Tell your kids some of the stories of heroism on that day, so they can know that even in the midst of horrible events, people carry out the command in John 15:13.

  • Tell your kids the stories of the 9/11 rescue workers. More than 400 public service personnel -- police and firefighters -- died that day. When everyone else was rushing out of those burning buildings, police and firefighters were rushing in. They saved countless lives that day, and many paid the ultimate sacrifice to do so.
  • Talk about the heroism of Rick Rescorla. He was the head of security for Morgan Stanley, which has 3,700 employees in the World Trade Center. Every three months, he made the employees practice evacuating. When the first plane hit, he ignored the instructions to stay in the building. He evacuated the Morgan Stanley offices. All but three Morgan Stanley employees made it out. Rick and two of his security employees did not. When he was last seen, Rick Rescorla was still helping people get out of the building.
  • Remember the amazing acts of heroism of the men and women on United Flight 93. After hearing from family members about what had happened to the other hijacked planes, the passengers of Flight 93 decided they would not let that happen with their plane. They attacked the hijackers in an attempt to regain control of their plane.
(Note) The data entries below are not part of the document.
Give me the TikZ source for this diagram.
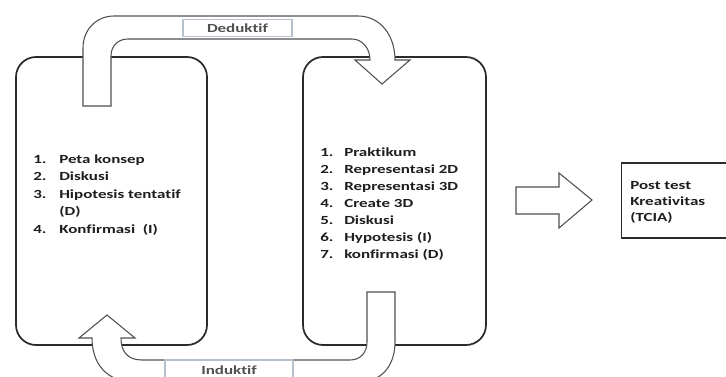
\documentclass[tikz,border=0pt]{standalone}
\usepackage{fontspec}
\setmainfont{Carlito}[FakeStretch=1.37,Ligatures={NoCommon}]
\usepackage{tikz}

\definecolor{boxline}{HTML}{2B2B2B}
\definecolor{arrline}{HTML}{505050}
\definecolor{tagline}{HTML}{B4C0CC}
\definecolor{txt}{HTML}{1E1E1E}

\begin{document}
\begin{tikzpicture}[x=0.75pt,y=-0.75pt,font=\fontsize{9.3}{12}\selectfont\bfseries,
  panel/.style={draw=boxline,line width=1.3pt,rounded corners=15pt,inner sep=0pt},
  blockarrow/.style={draw=arrline,line width=0.8pt,fill=white,line join=miter},
  tag/.style={draw=tagline,line width=0.8pt,fill=white,inner sep=0pt},
  lst/.style={anchor=base west,inner sep=0pt,text=txt}]
\clip (0,0) rectangle (726,376);
\fill[white] (0,0) rectangle (726,376);
\node[panel,minimum width=143.25pt,minimum height=216pt] (lbox) at (111.5,201) {};
\node[panel,minimum width=137.25pt,minimum height=216pt] (rbox) at (394.5,201) {};
\node[draw=boxline,line width=1.1pt,inner sep=0pt,minimum width=86pt,minimum height=56.25pt] (post) at (679,200.5) {};
\draw[blockarrow] (83,106) -- (83,48) .. controls (83,30) and (96,16) .. (114,16) -- (358,16)
  .. controls (380,16) and (395,35) .. (395,60) -- (410,60) -- (382,84) -- (355,60) -- (370,60)
  .. controls (370,48) and (362,39) .. (352,39) -- (128,39) .. controls (118,39) and (111,46) .. (111,56)
  -- (111,106) -- cycle;
\draw[blockarrow] (367,292) -- (395,292) -- (395,342) .. controls (395,362) and (385,382) .. (358,382)
  -- (135,382) .. controls (105,382) and (92,362) .. (92,338) -- (79,338) -- (107,315) -- (135,338)
  -- (121,338) .. controls (121,352) and (128,360) .. (142,360) -- (350,360)
  .. controls (360,360) and (367,353) .. (367,342) -- cycle;
\draw[blockarrow] (516,187) -- (559,187) -- (559,173) -- (592,200) -- (559,228) -- (559,214) -- (516,214) -- cycle;
\node[tag,minimum width=81.75pt,minimum height=12.75pt,text=arrline] (ded) at (237.5,28) {Deduktif};
\node[tag,minimum width=96pt,minimum height=24pt,text=arrline,text depth=9pt] (ind) at (229,376) {Induktif};
\node[lst] (l1) at (33,163) {1.};
\node[lst] (lt1) at (59,163) {Peta konsep};
\node[lst] (l2) at (33,180.5) {2.};
\node[lst] (lt2) at (59,180.5) {Diskusi};
\node[lst] (l3) at (33,198) {3.};
\node[lst] (lt3) at (59,198) {Hipotesis tentatif};
\node[lst] (lt3b) at (59,215.5) {(D)};
\node[lst] (l4) at (33,233) {4.};
\node[lst] (lt4) at (59,233) {Konfirmasi~ (I)};
\foreach \t [count=\i] in {Praktikum,Representasi 2D,Representasi 3D,Create 3D,Diskusi,Hypotesis (I),konfirmasi (D)} {
  \node[lst] (r\i) at (320,{156+17*(\i-1)}) {\i.};
  \node[lst] (rt\i) at (344,{156+17*(\i-1)}) {\t};
}
\node[lst] (p1) at (630,189) {Post test};
\node[lst] (p2) at (630,205) {Kreativitas};
\node[lst] (p3) at (630,221) {(TCIA)};
\end{tikzpicture}
\end{document}
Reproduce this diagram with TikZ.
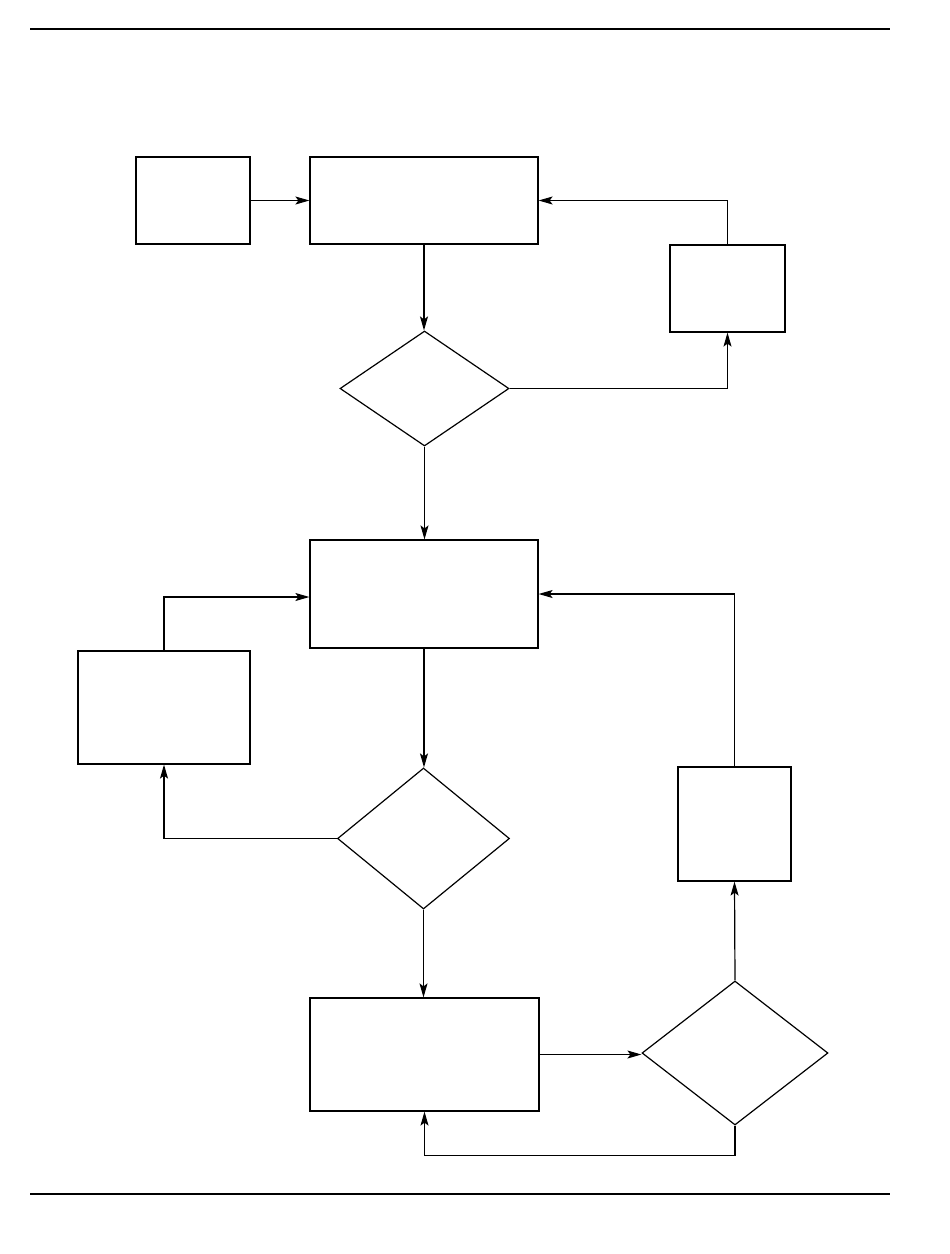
\documentclass[tikz,border=0pt]{standalone}
\usetikzlibrary{shapes.geometric,arrows.meta}
\begin{document}
\begin{tikzpicture}[x=1pt,y=-1pt,
    blk/.style={draw,line width=1.2pt,inner sep=0pt},
    dec/.style={diamond,draw,line width=1.2pt,inner sep=0pt},
    flow/.style={-{Stealth[length=14pt,width=8pt,inset=3pt]},line width=1.2pt}]
    \useasboundingbox(0,0)rectangle(950,1254);
    \draw[line width=2.5pt](30,29)--(890,29);
    \draw[line width=2.5pt](30,1194)--(890,1194);
        \node[blk,minimum width=114pt,minimum height=87pt](start)at(193,200.5){};
        \node[blk,minimum width=228pt,minimum height=87pt](init)at(424,200.5){};
        \node[blk,minimum width=115pt,minimum height=87pt](fixA)at(727.5,288.5){};
        \node[dec,minimum width=169pt,minimum height=115pt](testA)at(424.5,388.5){};
        \node[blk,minimum width=228pt,minimum height=108pt](proc)at(424,594){};
        \node[blk,minimum width=172pt,minimum height=113pt](fixB)at(164,707.5){};
        \node[dec,minimum width=172pt,minimum height=141pt](testB)at(423.5,838.5){};
        \node[blk,minimum width=113pt,minimum height=114pt](fixC)at(734.5,824){};
        \node[blk,minimum width=229pt,minimum height=113pt](out)at(424.5,1054.5){};
        \node[dec,minimum width=186pt,minimum height=144pt](testC)at(735,1053){};
    \draw[flow](start)--(init);
    \draw[flow](fixA.north)|-(init.east);
    \draw[flow](init.south)--(init.south|-testA.north);
    \draw[flow](testA.east)-|(fixA.south);
    \draw[flow](testA.south)--(testA.south|-proc.north);
    \draw[flow](fixB.north)|-([yshift=-3pt]proc.west);
    \draw[flow](proc.south)--(proc.south|-testB.north);
    \draw[flow](testB.west)-|(fixB.south);
    \draw[flow](testB.south)--(testB.south|-out.north);
    \draw[flow](out.east)--(out.east-|testC.west);
    \draw[flow](testC.north)--(fixC.south);
    \draw[flow](fixC.north)|-(proc.east);
    \draw[flow](testC.south)--++(0,30)-|(out.south);
\end{tikzpicture}
\end{document}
The plane crashed in a field in Pennsylvania, killing all on board, but it never hit its intended target, which was thought to be the White House or the Capitol building.
  • Tell your kids about the kindness of the people in Gander, Newfoundland. On Sept. 11, U.S. airspace was closed. International flights on their way in, were diverted to Canada. More than 6,000 people found themselves in tiny Gander, Newfoundland, a town of only 10,000. People opened their homes, cooked meals and shut down schools for shelters. Until U.S. airspace reopened several days later, the people of Gander put their lives on hold to take care of the displaced people from the planes. One of the passengers said, "For everyone else, 9/11 has a heavy connotation. But for me it was when I was reminded what humanity is." The people of Gander sacrificed their comfort to see to the comfort of others on that day.

Heroes are people, who like Jesus, give up the comfort and security of their own lives to see to the needs of someone else. The stories of heroism on 9/11 are countless. They are as much a part of the legacy of that day as the tragedy. And it's as important for our kids to know about the men and women who "laid down their lives" in so many ways as it is for them to know the facts about the events of the day.